The computer system 700 may additionally include a computer-readable storage media reader 750, a communications system 760 (e.g., a modem, a network card (wireless or wired), an infra-red communication device, Bluetooth™ device, cellular communication device, etc.), and a working memory 780, which may include RAM and ROM devices as described above. In some embodiments, the computer system 700 may also include a processing acceleration unit 770, which can include a digital signal processor, a special-purpose processor and/or the like.

The computer-readable storage media reader 750 can further be connected to a computer-readable storage medium, together (and, optionally, in combination with the storage devices 740) comprehensively representing remote, local, fixed, and/or removable storage devices plus storage media for temporarily and/or more permanently containing computer-readable information. The communications system 760 may permit data to be exchanged with a network, system, computer and/or other component described above.

The computer system 700 may also comprise software elements, shown as being currently located within the working memory 780, including an operating system 788 and/or other code 784. It should be appreciated that alternative embodiments of a computer system 700 may have numerous variations from that described above.
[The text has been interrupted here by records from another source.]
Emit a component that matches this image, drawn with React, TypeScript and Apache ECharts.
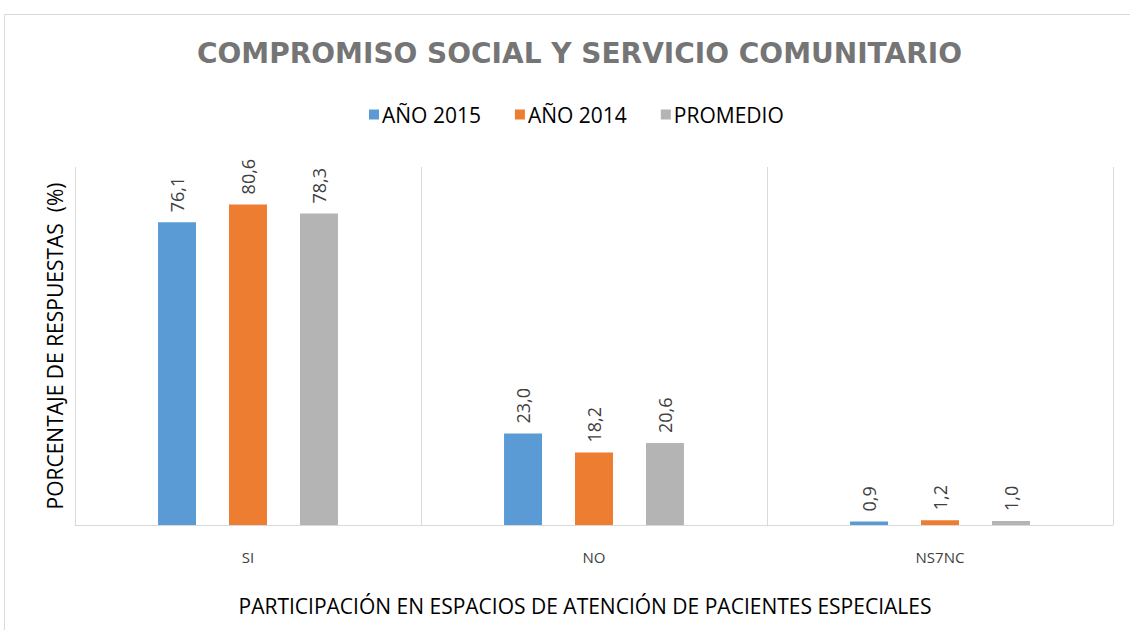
import React, { useEffect, useRef } from "react";
import * as echarts from "echarts";

const categories = ["SI", "NO", "NS7NC"];
const seriesNames = ["AÑO 2015", "AÑO 2014", "PROMEDIO"];
const values2015 = [76.1, 23.0, 0.9];
const values2014 = [80.6, 18.2, 1.2];
const valuesProm = [78.3, 20.6, 1.0];
const colors = ["#5b9bd5", "#ed7d31", "#b4b4b4"];

export default function App() {
  const ref = useRef<HTMLDivElement>(null);
  useEffect(() => {
    if (!ref.current) return;
    const chart = echarts.init(ref.current, null, { renderer: "svg" });
    const data = [values2015, values2014, valuesProm];
    chart.setOption({
      animation: false,
      backgroundColor: "#ffffff",
      graphic: [
        {
          type: "rect",
          shape: { x: 4.5, y: 14.5, width: 1140, height: 640 },
          style: { fill: "none", stroke: "#d9d9d9", lineWidth: 1 },
          silent: true,
        },
      ],
      title: {
        text: "COMPROMISO SOCIAL Y SERVICIO COMUNITARIO",
        left: 192,
        top: 34,
        textStyle: {
          fontFamily: "DejaVu Sans",
          fontWeight: "bold",
          fontSize: 28,
          color: "#757575",
        },
      },
      legend: {
        data: seriesNames,
        top: 99,
        left: 364,
        itemWidth: 10,
        itemHeight: 10,
        itemGap: 34,
        icon: "rect",
        textStyle: {
          fontFamily: "Open Sans",
          fontSize: 21,
          color: "#000000",
          padding: [0, 0, 0, -2],
        },
      },
      grid: { left: 75, right: 17, top: 167, bottom: 105, containLabel: false },
      xAxis: {
        type: "category",
        data: categories,
        name: "PARTICIPACIÓN EN ESPACIOS DE ATENCIÓN DE PACIENTES ESPECIALES",
        nameLocation: "middle",
        nameGap: 70,
        nameTextStyle: {
          fontFamily: "Open Sans",
          fontSize: 21,
          color: "#000000",
          padding: [0, 18, 0, 0],
        },
        axisLine: { lineStyle: { color: "#d9d9d9", width: 1 } },
        axisTick: { show: false },
        splitLine: { show: true, lineStyle: { color: "#d9d9d9", width: 1 } },
        axisLabel: {
          fontFamily: "Open Sans",
          fontSize: 15,
          color: "#404040",
          margin: 24,
        },
      },
      yAxis: {
        type: "value",
        min: 0,
        max: 90,
        name: "PORCENTAJE DE RESPUESTAS  (%)",
        nameLocation: "middle",
        nameGap: 10,
        nameTextStyle: { fontFamily: "Open Sans", fontSize: 21, color: "#000000" },
        axisLine: { show: false },
        axisTick: { show: false },
        axisLabel: { show: false },
        splitLine: { show: false },
      },
      series: seriesNames.map((n, i) => ({
        name: n,
        type: "bar",
        data: data[i],
        barGap: "87%",
        barCategoryGap: "48%",
        itemStyle: { color: colors[i] },
        label: {
          show: true,
          position: "top",
          rotate: 90,
          align: "left",
          verticalAlign: "middle",
          distance: 10,
          fontFamily: "Open Sans",
          fontSize: 18,
          color: "#404040",
          formatter: (p: any) => p.value.toFixed(1).replace(".", ","),
        },
      })),
    });
    return () => chart.dispose();
  }, []);
  return (
    <div
      ref={ref}
      style={{ position: "absolute", left: 0, top: 0, width: 1130, height: 630 }}
    />
  );
}
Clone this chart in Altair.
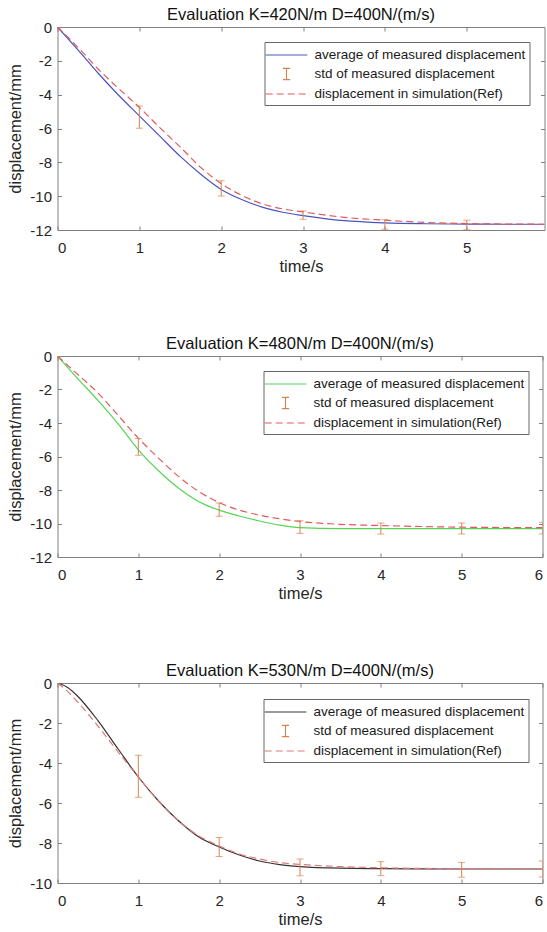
import altair as alt
import pandas as pd

FONT = "Liberation Sans"

AVG = "average of measured displacement"
STD = "std of measured displacement"
SIM = "displacement in simulation(Ref)"

# ---- panel 1 : K=420 ----
T1 = [0, 0.25, 0.5, 0.75, 1, 1.25, 1.5, 1.75, 2, 2.25, 2.5, 2.75, 3, 3.5, 4, 4.5, 5, 5.5, 5.95]
AVG1 = [0, -1.35, -2.75, -4.05, -5.25, -6.45, -7.65, -8.7, -9.6, -10.2, -10.65, -10.95, -11.15, -11.45, -11.58, -11.63, -11.65, -11.66, -11.66]
SIM1 = [0, -1.2, -2.5, -3.65, -4.75, -5.95, -7.1, -8.3, -9.25, -9.95, -10.45, -10.75, -10.93, -11.25, -11.42, -11.55, -11.62, -11.65, -11.66]
ET1 = [0, 1, 2, 3, 4, 5]
EM1 = [0, -5.33, -9.54, -11.12, -11.67, -11.70]
ES1 = [0.05, 0.66, 0.45, 0.25, 0.28, 0.28]

# ---- panel 2 : K=480 ----
T2 = [0, 0.25, 0.5, 0.75, 1, 1.25, 1.5, 1.75, 2, 2.25, 2.5, 2.75, 3, 3.5, 4, 4.5, 5, 5.5, 6]
AVG2 = [0, -1.35, -2.65, -4.05, -5.6, -6.85, -7.9, -8.7, -9.2, -9.55, -9.85, -10.1, -10.25, -10.3, -10.3, -10.3, -10.3, -10.3, -10.3]
SIM2 = [0, -1.1, -2.2, -3.55, -4.9, -6.1, -7.2, -8.1, -8.75, -9.2, -9.5, -9.72, -9.88, -10.05, -10.12, -10.18, -10.22, -10.24, -10.25]
ET2 = [0, 1, 2, 3, 4, 5, 6]
EM2 = [0, -5.42, -9.17, -10.21, -10.3, -10.3, -10.28]
ES2 = [0.05, 0.5, 0.4, 0.38, 0.33, 0.33, 0.35]

# ---- panel 3 : K=530 ----
T3 = [0, 0.125, 0.25, 0.5, 0.75, 1, 1.25, 1.5, 1.75, 2, 2.25, 2.5, 2.75, 3, 3.5, 4, 4.5, 5, 5.5, 6]
AVG3 = [0, -0.22, -0.66, -1.88, -3.3, -4.7, -5.9, -6.9, -7.7, -8.2, -8.6, -8.9, -9.08, -9.18, -9.26, -9.28, -9.29, -9.3, -9.3, -9.3]
SIM3 = [0, -0.42, -0.95, -2.15, -3.45, -4.7, -5.9, -6.9, -7.65, -8.15, -8.55, -8.8, -8.98, -9.07, -9.18, -9.24, -9.27, -9.28, -9.29, -9.3]
ET3 = [0, 1, 2, 3, 4, 5, 6]
EM3 = [0, -4.66, -8.2, -9.22, -9.28, -9.34, -9.3]
ES3 = [0.05, 1.05, 0.48, 0.42, 0.35, 0.37, 0.4]

TITLES = ["Evaluation K=420N/m D=400N/(m/s)",
          "Evaluation K=480N/m D=400N/(m/s)",
          "Evaluation K=530N/m D=400N/(m/s)"]
COLORS = [["#4b55c2", "#d9824f", "#e05a5a"],
          ["#55d455", "#d9824f", "#e05a5a"],
          ["#3a3232", "#d9824f", "#dd7a7a"]]

LINE_PATH = "M-2.6,0H2.6"
IBEAM_PATH = "M-0.45,-0.7H0.45M0,-0.7V0.7M-0.45,0.7H0.45"
GRAY = "#808080"
TXT = "#262626"


def make_legend(lx, ly):
    return alt.Legend(
        title=None, orient="none", legendX=lx, legendY=ly,
        fillColor="white", strokeColor="#666666", padding=4, cornerRadius=0,
        labelFont=FONT, labelFontSize=13.5, labelColor="#1a1a1a", labelLimit=400,
        symbolSize=256, symbolOffset=9, labelOffset=19, rowPadding=3,
        symbolStrokeWidth=1.1,
        symbolType={"expr": f"datum.value == '{STD}' ? '{IBEAM_PATH}' : '{LINE_PATH}'"},
        symbolDash={"expr": f"datum.value == '{SIM}' ? [7, 4] : [1, 0]"},
    )


def panel(title, t, avg, sim, et, em, es, colors, ymin, yvals, xmax, xvals, w, h, lx, ly):
    avg_df = pd.DataFrame({"t": t, "v": avg, "series": [AVG] * len(avg)})
    sim_df = pd.DataFrame({"t": t, "v": sim, "series": [SIM] * len(sim)})
    err = pd.DataFrame({"t": et,
                        "lo": [m - s for m, s in zip(em, es)],
                        "hi": [m + s for m, s in zip(em, es)],
                        "series": [STD] * len(et)})
    caps = pd.DataFrame({"t": et + et,
                         "v": list(err["lo"]) + list(err["hi"]),
                         "series": [STD] * (2 * len(et))})
    xs = alt.Scale(domain=[0, xmax], nice=False, zero=False)
    ys = alt.Scale(domain=[ymin, 0], nice=False, zero=False)
    cscale = alt.Scale(domain=[AVG, STD, SIM], range=colors)
    color_leg = alt.Color("series:N", scale=cscale, legend=make_legend(lx, ly))
    color = alt.Color("series:N", scale=cscale, legend=None)

    x_bottom = alt.Axis(values=xvals, title="time/s", domain=False, offset=-4, tickSize=4,
                        labelPadding=10, titlePadding=3, grid=False)
    y_left = alt.Axis(values=yvals, title="displacement/mm", domain=False, offset=-4, tickSize=4,
                      labelPadding=6, titlePadding=6, grid=False, labelExpr="'' + datum.value")
    x_top = alt.Axis(values=xvals, orient="top", title=None, labels=False, domain=False,
                     offset=-4, tickSize=4, grid=False)
    y_right = alt.Axis(values=yvals, orient="right", title=None, labels=False, domain=False,
                       offset=-4, tickSize=4, grid=False)

    avg_layer = alt.Chart(avg_df).mark_line(strokeWidth=1.2, interpolate="monotone", clip=True).encode(
        x=alt.X("t:Q", scale=xs, axis=x_bottom),
        y=alt.Y("v:Q", scale=ys, axis=y_left),
        color=color_leg,
    )
    sim_layer = alt.Chart(sim_df).mark_line(strokeWidth=1.2, interpolate="monotone", clip=True,
                                            strokeDash=[7, 4]).encode(
        x=alt.X("t:Q", scale=xs, axis=None),
        y=alt.Y("v:Q", scale=ys, axis=None),
        color=color,
    )
    rule_layer = alt.Chart(err).mark_rule(strokeWidth=1, clip=True).encode(
        x=alt.X("t:Q", scale=xs, axis=None),
        y=alt.Y("lo:Q", scale=ys, axis=None),
        y2="hi:Q",
        color=color,
    )
    cap_layer = alt.Chart(caps).mark_tick(orient="horizontal", size=7, thickness=1, clip=True).encode(
        x=alt.X("t:Q", scale=xs, axis=x_top),
        y=alt.Y("v:Q", scale=ys, axis=y_right),
        color=color,
    )
    return alt.layer(avg_layer, sim_layer, rule_layer, cap_layer).resolve_axis(
        x="independent", y="independent"
    ).properties(
        width=w, height=h,
        title=alt.TitleParams(title, font=FONT, fontSize=16.5, fontWeight="normal", color="#111111",
                              offset=3, dy=6),
    )


p1 = panel(TITLES[0], T1, AVG1, SIM1, ET1, EM1, ES1, COLORS[0], -12, [0, -2, -4, -6, -8, -10, -12],
           5.95, [0, 1, 2, 3, 4, 5], 487, 203, 207, 15)
p2 = panel(TITLES[1], T2, AVG2, SIM2, ET2, EM2, ES2, COLORS[1], -12, [0, -2, -4, -6, -8, -10, -12],
           6, [0, 1, 2, 3, 4, 5, 6], 485, 201, 206, 15)
p3 = panel(TITLES[2], T3, AVG3, SIM3, ET3, EM3, ES3, COLORS[2], -10, [0, -2, -4, -6, -8, -10],
           6, [0, 1, 2, 3, 4, 5, 6], 485, 200, 206, 16)

chart = alt.vconcat(p1, p2, p3, spacing=60).resolve_scale(
    color="independent", x="independent", y="independent"
).resolve_legend(color="independent").properties(
    background="white",
    autosize=alt.AutoSizeParams(type="none"),
    padding={"left": 57.5, "top": 27, "right": 489.5, "bottom": 905},
).configure_view(
    stroke=GRAY, strokeWidth=1
).configure_axis(
    tickColor=GRAY, labelFont=FONT, labelFontSize=15, labelColor=TXT,
    titleFont=FONT, titleFontSize=16.5, titleFontWeight="normal", titleColor=TXT,
)

chart.save("out.html", embed_options={"renderer": "svg", "actions": False})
For example, customised hardware might also be used and/or particular elements might be implemented in hardware, software (including portable software, such as applets), or both. Furthermore, connection to other computing devices such as network input/output and data acquisition devices may also occur.

Software of the computer system 700 may include code 784 for implementing any or all of the function of the various elements of the architecture as described herein. For example, software, stored on and/or executed by a computer system such as the system 700, can provide the functions of the disclosed system. Methods implementable by software on some of these components have been discussed above in more detail.